Come ha rivelato il panel durante il briefing ai giornalisti, da mesi il Regno Unito e Mauritius hanno avviato i negoziati sul futuro di Chagos, ma nessun esponente del popolo chagossian è stato invitato a partecipare al tavolo.
Quando Valeria Robecco, presidente di UNCA, ha chiesto al Presidente del Chagos Refugee Group se si fida del governo delle Mauritius, Olivier Bancoult ha risposto “Dobbiamo dare atto al governo di Mauritius di aver iniziato il processo per farci tornare a casa. Credo che le loro intenzioni siano genuine, però chiediamo anche di essere ammessi al tavolo delle trattative col Regno Unito, perché vogliamo partecipare alle discussioni e decisioni sul nostro futuro”.
Per Human Rights Watch il Regno Unito e gli Stati Uniti devono nuovi risarcimenti ai chagossian, che devono essere adeguati e immediati. Devono garantire il diritto incondizionato di ogni chagossian di poter scegliere di tornare in patria, compresa quindi Diego Garcia, e l’arcipelago delle Chagos nella sua interezza. Sia il Regno Unito che gli Stati Uniti dovrebbero ripristinare l’integrità territoriale di tutte le isole per garantire la dignità e la prosperità dei chagossiani e fornire garanzie affinché tali crimini non possano mai più verificarsi. “E ci vogliono anche le scuse” ad un certo punto hanno ripetuto dal panel, moderato dal giornalista Sherwin Bryce-Pease della South African Broadcasting Corporation.
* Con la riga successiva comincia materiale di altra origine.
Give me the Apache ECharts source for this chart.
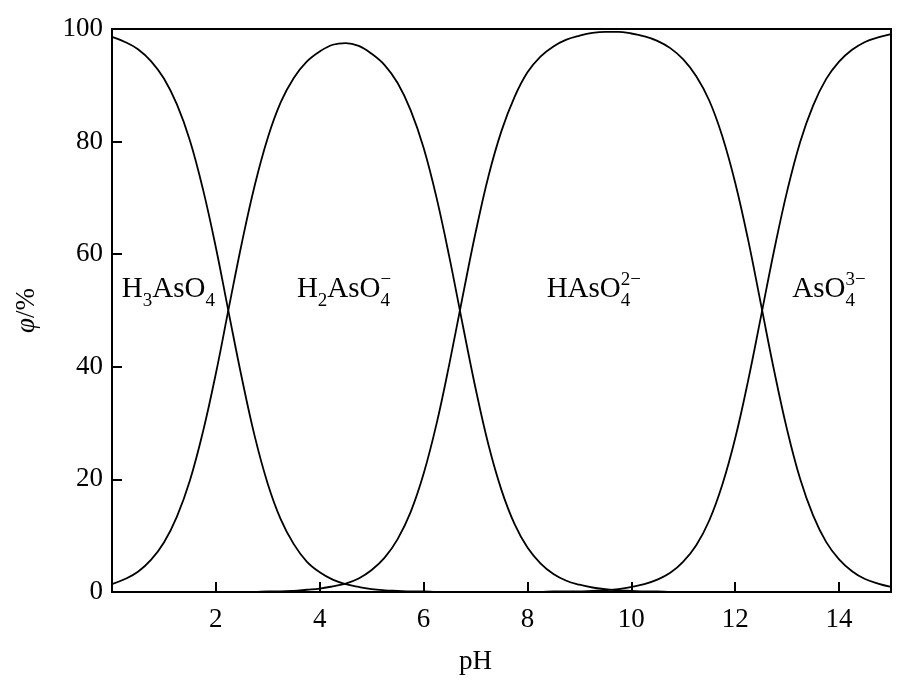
<!DOCTYPE html>
<html>
<head>
<meta charset="utf-8">
<script src="https://cdn.jsdelivr.net/npm/echarts@6/dist/echarts.min.js"></script>
<style>
  html, body { margin: 0; background: #fff; }
  #chart { width: 907px; height: 697px; }
</style>
</head>
<body>
<div id="chart"></div>
<script>
// pH grid (x) and species fractions φ/%
const ph = [
  0, 0.25, 0.5, 0.75, 1, 1.25, 1.5, 1.75, 2, 2.25, 2.5, 2.75,
  3, 3.25, 3.5, 3.75, 4, 4.25, 4.5, 4.75, 5, 5.25, 5.5, 5.75,
  6, 6.25, 6.5, 6.75, 7, 7.25, 7.5, 7.75, 8, 8.25, 8.5, 8.75,
  9, 9.25, 9.5, 9.75, 10, 10.25, 10.5, 10.75, 11, 11.25, 11.5, 11.75,
  12, 12.25, 12.5, 12.75, 13, 13.25, 13.5, 13.75, 14, 14.25, 14.5, 14.75, 15
]
const h3aso4 = [
  98.6, 97.7, 96.4, 94.3, 91.2, 86.6, 80.2, 71.6, 61.2, 49.5, 38.0, 27.6,
  19.2, 12.9, 8.5, 5.4, 3.5, 2.2, 1.4, 0.9, 0.5, 0.3, 0.2, 0.1,
  0.1, 0, 0, 0, 0, 0, 0, 0, 0, 0, 0, 0,
  0, 0, 0, 0, 0, 0, 0, 0, 0, 0, 0, 0,
  0, 0, 0, 0, 0, 0, 0, 0, 0, 0, 0, 0, 0
]
const h2aso4 = [
  1.4, 2.3, 3.6, 5.7, 8.8, 13.4, 19.8, 28.4, 38.8, 50.5, 62.0, 72.3,
  80.7, 87.0, 91.3, 94.2, 96.0, 97.2, 97.5, 97.0, 95.6, 93.6, 90.4, 85.6,
  78.9, 70.0, 59.3, 47.6, 36.2, 26.1, 18.1, 12.1, 7.9, 5.1, 3.2, 2.0,
  1.3, 0.8, 0.5, 0.3, 0.2, 0.1, 0.1, 0, 0, 0, 0, 0,
  0, 0, 0, 0, 0, 0, 0, 0, 0, 0, 0, 0, 0
]
const haso4 = [
  0, 0, 0, 0, 0, 0, 0, 0, 0, 0, 0, 0,
  0.1, 0.1, 0.2, 0.4, 0.6, 1.0, 1.5, 2.4, 3.9, 6.1, 9.4, 14.2,
  21.0, 29.9, 40.7, 52.4, 63.8, 73.9, 81.9, 87.9, 92.3, 95.1, 96.9, 98.1,
  98.8, 99.3, 99.5, 99.5, 99.2, 98.7, 97.9, 96.6, 94.6, 91.6, 87.3, 81.0,
  72.7, 62.5, 50.9, 39.3, 28.8, 20.1, 13.6, 8.9, 5.8, 3.7, 2.3, 1.5, 0.9
]
const aso4 = [
  0, 0, 0, 0, 0, 0, 0, 0, 0, 0, 0, 0,
  0, 0, 0, 0, 0, 0, 0, 0, 0, 0, 0, 0,
  0, 0, 0, 0, 0, 0, 0, 0, 0, 0, 0.1, 0.1,
  0.1, 0.2, 0.3, 0.5, 0.9, 1.4, 2.2, 3.4, 5.4, 8.3, 12.7, 19.0,
  27.3, 37.6, 49.1, 60.7, 71.2, 79.9, 86.4, 91.1, 94.2, 96.3, 97.7, 98.5, 99.1
]

// species names: plain text, subscript, stacked sub/superscript
const speciesLabels = [
  { at: [0.19, 53.8], parts: [{ t: 'H' }, { sub: '3' }, { t: 'AsO' }, { sub: '4' }] },
  { at: [3.56, 53.8], parts: [{ t: 'H' }, { sub: '2' }, { t: 'AsO' }, { sub: '4', sup: '−' }] },
  { at: [8.37, 53.8], parts: [{ t: 'HAsO' }, { sub: '4', sup: '2−' }] },
  { at: [13.1, 53.8], parts: [{ t: 'AsO' }, { sub: '4', sup: '3−' }] }
]

const FONT = '"Liberation Serif", "Times New Roman", serif'
const chart = echarts.init(document.getElementById('chart'))

const pairs = arr => ph.map((x, i) => [x, arr[i]])
const curve = arr => ({
  type: 'line',
  data: pairs(arr),
  showSymbol: false,
  smooth: 0.4,
  lineStyle: { color: '#000', width: 1.8 },
  silent: true
})

chart.setOption({
  backgroundColor: '#fff',
  animation: false,
  grid: {
    left: 112, right: 16, top: 29, bottom: 105,
    show: true, borderColor: '#000', borderWidth: 2
  },
  xAxis: {
    type: 'value',
    min: 0, max: 15, interval: 2,
    name: 'pH',
    nameLocation: 'middle',
    nameGap: 56,
    nameTextStyle: { fontFamily: FONT, fontSize: 27, color: '#000', padding: [0, 52, 0, 0] },
    axisLine: { lineStyle: { color: '#000', width: 2 } },
    axisTick: { inside: true, length: 10, lineStyle: { color: '#000', width: 2 } },
    axisLabel: {
      margin: 14, fontFamily: FONT, fontSize: 27, color: '#000',
      formatter: v => (v > 0 && v < 15 ? v : '')
    },
    splitLine: { show: false }
  },
  yAxis: {
    type: 'value',
    min: 0, max: 100, interval: 20,
    name: '{i|φ}/%',
    nameLocation: 'middle',
    nameGap: 72,
    nameTextStyle: {
      fontFamily: FONT, fontSize: 27, color: '#000',
      rich: { i: { fontFamily: FONT, fontSize: 27, fontStyle: 'italic', color: '#000' } }
    },
    axisLine: { lineStyle: { color: '#000', width: 2 } },
    axisTick: { inside: true, length: 10, lineStyle: { color: '#000', width: 2 } },
    axisLabel: { margin: 9, fontFamily: FONT, fontSize: 27, color: '#000' },
    splitLine: { show: false }
  },
  series: [curve(h3aso4), curve(h2aso4), curve(haso4), curve(aso4)]
})

// build the chemical labels with real sub/superscripts
const ctx = document.createElement('canvas').getContext('2d')
function textWidth(t, size) {
  ctx.font = size + 'px ' + FONT
  return ctx.measureText(t).width
}
function txt(t, x, y, size) {
  return {
    type: 'text', silent: true,
    style: { text: t, x: x, y: y, font: size + 'px ' + FONT, fill: '#000', align: 'left', verticalAlign: 'middle' }
  }
}
const MAIN = 29, SMALL = 19
const elements = []
speciesLabels.forEach(lab => {
  const p = chart.convertToPixel({ gridIndex: 0 }, lab.at)
  let x = p[0]
  const y = p[1]
  lab.parts.forEach(part => {
    if (part.t) {
      elements.push(txt(part.t, x, y, MAIN))
      x += textWidth(part.t, MAIN)
    } else {
      let w = 0
      if (part.sub) {
        elements.push(txt(part.sub, x, y + 12, SMALL))
        w = textWidth(part.sub, SMALL)
      }
      if (part.sup) {
        elements.push(txt(part.sup, x, y - 9, SMALL))
        w = Math.max(w, textWidth(part.sup, SMALL))
      }
      x += w
    }
  })
})
chart.setOption({ graphic: elements })
</script>
</body>
</html>
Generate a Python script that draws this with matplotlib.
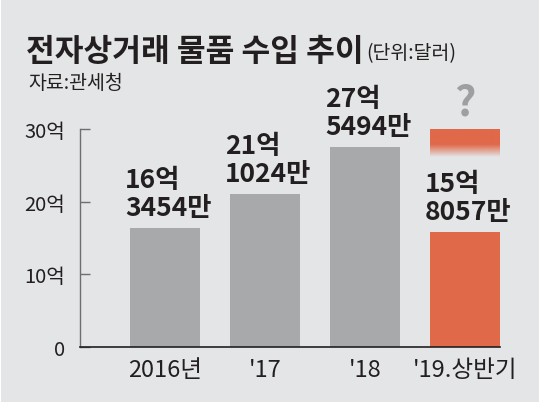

Quando abbiamo suggerito che la storia sembra perfetta per un regista alla Martin Scorsese, in modo da scuotere l’opinione pubblica americana su un crimine che si continua a commettere grazie alla complicità del suo governo, Bancoult ha replicato: “Sicuramente è per questo che siamo qui, per far conoscere la nostra sofferenza. Gli americani non sanno quello che ci è accaduto, faremo di tutto per informare e avere giustizia”.
Louis Olivier Bancoult, con il professor David Vine dell’American University che si è occupato del loro caso anche in un libro, ha già visitato il Congresso degli Stati Uniti e aspetta di essere ricevuto dal Dipartimento di Stato USA e dal Presidente degli Stati Uniti Joe Biden.
Intanto la prossima mossa riguarda l’ONU, sia all’Assemblea Generale guidata dal nuovo presidente Dennis Francis (Trinidad e Tobago) che al Segretario Generale ONU Antonio Guterres, ai quali verrà chiesto di intervenire, ha detto ai giornalisti Louis Charbonneau, il responsabile di HRW per le Nazioni Unite.